■ Exercise description
Skip any picture you find and retype all the remaining lines exactly.

■ Data extract
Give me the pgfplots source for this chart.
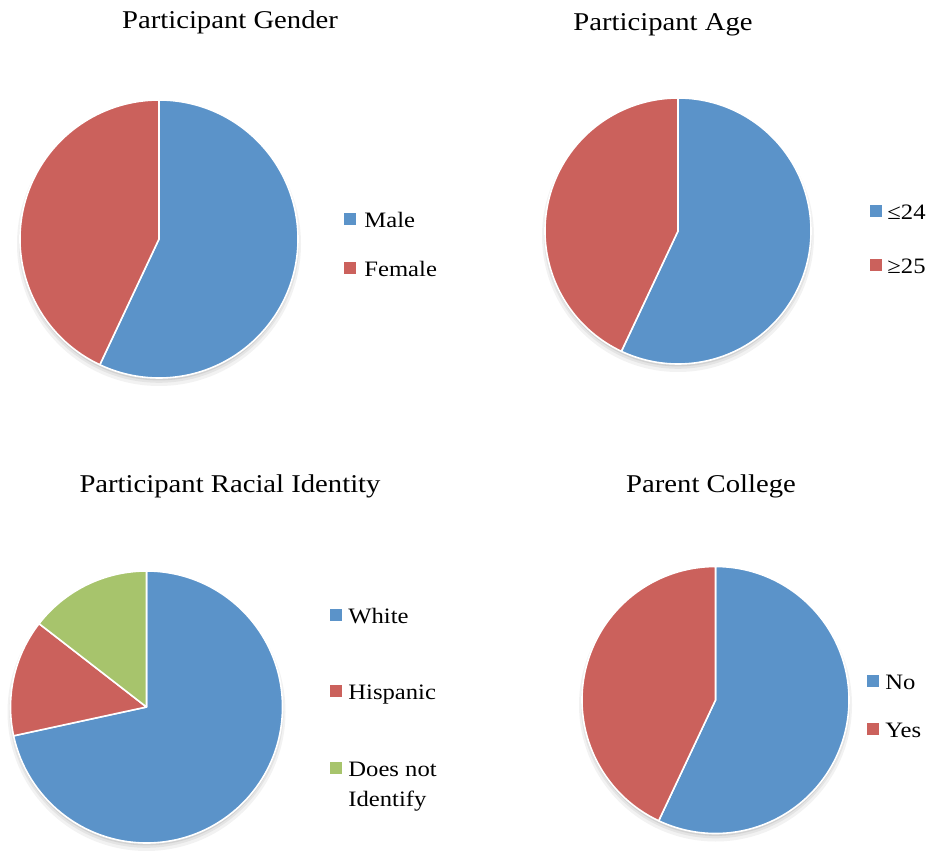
\documentclass[border=0pt]{standalone}
\usepackage{pgfplots}
\pgfplotsset{compat=1.18}
\usepackage{fontspec}
\setmainfont{Liberation Serif}[FakeStretch=1.12]
\definecolor{pblue}{HTML}{5B93C9}
\definecolor{pred}{HTML}{CB615C}
\definecolor{pgreen}{HTML}{A7C46C}
% slice: from percent, to percent (clockwise from 12 o'clock), colour, radius
\newcommand\slice[4]{%
  \fill[#3,draw=white,line width=0.8pt,line join=round] (axis cs:0,0) -- (axis cs:{cos(90-3.6*#1)},{sin(90-3.6*#1)}) arc[start angle={90-3.6*#1}, end angle={90-3.6*#2}, radius=#4] -- cycle;}
\newcommand\pieshadow[1]{%
  \fill[black,opacity=0.05] ([yshift=-2.5pt]axis cs:0,0) circle[radius=#1+1.5pt];
  \fill[black,opacity=0.06] ([yshift=-1.8pt]axis cs:0,0) circle[radius=#1+0.6pt];
  \fill[black,opacity=0.08] ([yshift=-1.2pt]axis cs:0,0) circle[radius=#1];}
\pgfplotsset{pieaxis/.style={hide axis, scale only axis, axis equal image,
  xmin=-1,xmax=1,ymin=-1,ymax=1, width=#1, height=#1, anchor=center, clip=false}}
\begin{document}
\begin{tikzpicture}
\useasboundingbox (0,0) rectangle (464.5pt,425pt);
\tikzset{title/.style={font=\fontsize{12.8}{14}\selectfont},
  leg/.style={font=\fontsize{11}{12}\selectfont, anchor=mid west, inner sep=0pt, yshift=-2pt},
  sq/.style={minimum size=6pt, inner sep=0pt}}
% Participant Gender: Male 57, Female 43
\begin{axis}[pieaxis=139pt, at={(79.5pt,305.5pt)}]
\pieshadow{69.5pt}
\slice{0}{57}{pblue}{69.5pt}
\slice{57}{100}{pred}{69.5pt}
\end{axis}
\node[title] at (115pt,414pt) {Participant Gender};
\node[sq,fill=pblue] at (175pt,315.5pt) {};
\node[leg] at (182pt,315.5pt) {Male};
\node[sq,fill=pred] at (175pt,291pt) {};
\node[leg] at (182pt,291pt) {Female};
% Participant Age: <=24 57, >=25 43
\begin{axis}[pieaxis=133pt, at={(339pt,309.5pt)}]
\pieshadow{66.5pt}
\slice{0}{57}{pblue}{66.5pt}
\slice{57}{100}{pred}{66.5pt}
\end{axis}
\node[title] at (331.5pt,412.5pt) {Participant Age};
\node[sq,fill=pblue] at (438pt,319.5pt) {};
\node[leg] at (443.5pt,319.5pt) {≤24};
\node[sq,fill=pred] at (438pt,292.5pt) {};
\node[leg] at (443.5pt,292.5pt) {≥25};
% Participant Racial Identity: White 72, Hispanic 14, Does not Identify 14
\begin{axis}[pieaxis=136pt, at={(73.25pt,71.5pt)}]
\pieshadow{68pt}
\slice{0}{71.6}{pblue}{68pt}
\slice{71.6}{85.5}{pred}{68pt}
\slice{85.5}{100}{pgreen}{68pt}
\end{axis}
\node[title] at (115pt,182pt) {Participant Racial Identity};
\node[sq,fill=pblue] at (168pt,117.5pt) {};
\node[leg] at (174pt,117.5pt) {White};
\node[sq,fill=pred] at (168pt,79.5pt) {};
\node[leg] at (174pt,79.5pt) {Hispanic};
\node[sq,fill=pgreen] at (168pt,41pt) {};
\node[leg] at (174pt,41pt) {Does not};
\node[leg] at (174pt,26pt) {Identify};
% Parent College: No 57, Yes 43
\begin{axis}[pieaxis=133.5pt, at={(357.75pt,75pt)}]
\pieshadow{66.75pt}
\slice{0}{57}{pblue}{66.75pt}
\slice{57}{100}{pred}{66.75pt}
\end{axis}
\node[title] at (355.5pt,182pt) {Parent College};
\node[sq,fill=pblue] at (436.5pt,84.5pt) {};
\node[leg] at (442.5pt,84.5pt) {No};
\node[sq,fill=pred] at (436.5pt,60.5pt) {};
\node[leg] at (442.5pt,60.5pt) {Yes};
\end{tikzpicture}
\end{document}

■ The output
Give me the pgfplots source for this chart.
\documentclass[border=0pt]{standalone}
\usepackage{pgfplots}
\pgfplotsset{compat=1.18}
\usepackage{fontspec}
\setmainfont{Liberation Serif}[FakeStretch=1.12]
\definecolor{pblue}{HTML}{5B93C9}
\definecolor{pred}{HTML}{CB615C}
\definecolor{pgreen}{HTML}{A7C46C}
% slice: from percent, to percent (clockwise from 12 o'clock), colour, radius
\newcommand\slice[4]{%
  \fill[#3,draw=white,line width=0.8pt,line join=round] (axis cs:0,0) -- (axis cs:{cos(90-3.6*#1)},{sin(90-3.6*#1)}) arc[start angle={90-3.6*#1}, end angle={90-3.6*#2}, radius=#4] -- cycle;}
\newcommand\pieshadow[1]{%
  \fill[black,opacity=0.05] ([yshift=-2.5pt]axis cs:0,0) circle[radius=#1+1.5pt];
  \fill[black,opacity=0.06] ([yshift=-1.8pt]axis cs:0,0) circle[radius=#1+0.6pt];
  \fill[black,opacity=0.08] ([yshift=-1.2pt]axis cs:0,0) circle[radius=#1];}
\pgfplotsset{pieaxis/.style={hide axis, scale only axis, axis equal image,
  xmin=-1,xmax=1,ymin=-1,ymax=1, width=#1, height=#1, anchor=center, clip=false}}
\begin{document}
\begin{tikzpicture}
\useasboundingbox (0,0) rectangle (464.5pt,425pt);
\tikzset{title/.style={font=\fontsize{12.8}{14}\selectfont},
  leg/.style={font=\fontsize{11}{12}\selectfont, anchor=mid west, inner sep=0pt, yshift=-2pt},
  sq/.style={minimum size=6pt, inner sep=0pt}}
% Participant Gender: Male 57, Female 43
\begin{axis}[pieaxis=139pt, at={(79.5pt,305.5pt)}]
\pieshadow{69.5pt}
\slice{0}{57}{pblue}{69.5pt}
\slice{57}{100}{pred}{69.5pt}
\end{axis}
\node[title] at (115pt,414pt) {Participant Gender};
\node[sq,fill=pblue] at (175pt,315.5pt) {};
\node[leg] at (182pt,315.5pt) {Male};
\node[sq,fill=pred] at (175pt,291pt) {};
\node[leg] at (182pt,291pt) {Female};
% Participant Age: <=24 57, >=25 43
\begin{axis}[pieaxis=133pt, at={(339pt,309.5pt)}]
\pieshadow{66.5pt}
\slice{0}{57}{pblue}{66.5pt}
\slice{57}{100}{pred}{66.5pt}
\end{axis}
\node[title] at (331.5pt,412.5pt) {Participant Age};
\node[sq,fill=pblue] at (438pt,319.5pt) {};
\node[leg] at (443.5pt,319.5pt) {≤24};
\node[sq,fill=pred] at (438pt,292.5pt) {};
\node[leg] at (443.5pt,292.5pt) {≥25};
% Participant Racial Identity: White 72, Hispanic 14, Does not Identify 14
\begin{axis}[pieaxis=136pt, at={(73.25pt,71.5pt)}]
\pieshadow{68pt}
\slice{0}{71.6}{pblue}{68pt}
\slice{71.6}{85.5}{pred}{68pt}
\slice{85.5}{100}{pgreen}{68pt}
\end{axis}
\node[title] at (115pt,182pt) {Participant Racial Identity};
\node[sq,fill=pblue] at (168pt,117.5pt) {};
\node[leg] at (174pt,117.5pt) {White};
\node[sq,fill=pred] at (168pt,79.5pt) {};
\node[leg] at (174pt,79.5pt) {Hispanic};
\node[sq,fill=pgreen] at (168pt,41pt) {};
\node[leg] at (174pt,41pt) {Does not};
\node[leg] at (174pt,26pt) {Identify};
% Parent College: No 57, Yes 43
\begin{axis}[pieaxis=133.5pt, at={(357.75pt,75pt)}]
\pieshadow{66.75pt}
\slice{0}{57}{pblue}{66.75pt}
\slice{57}{100}{pred}{66.75pt}
\end{axis}
\node[title] at (355.5pt,182pt) {Parent College};
\node[sq,fill=pblue] at (436.5pt,84.5pt) {};
\node[leg] at (442.5pt,84.5pt) {No};
\node[sq,fill=pred] at (436.5pt,60.5pt) {};
\node[leg] at (442.5pt,60.5pt) {Yes};
\end{tikzpicture}
\end{document}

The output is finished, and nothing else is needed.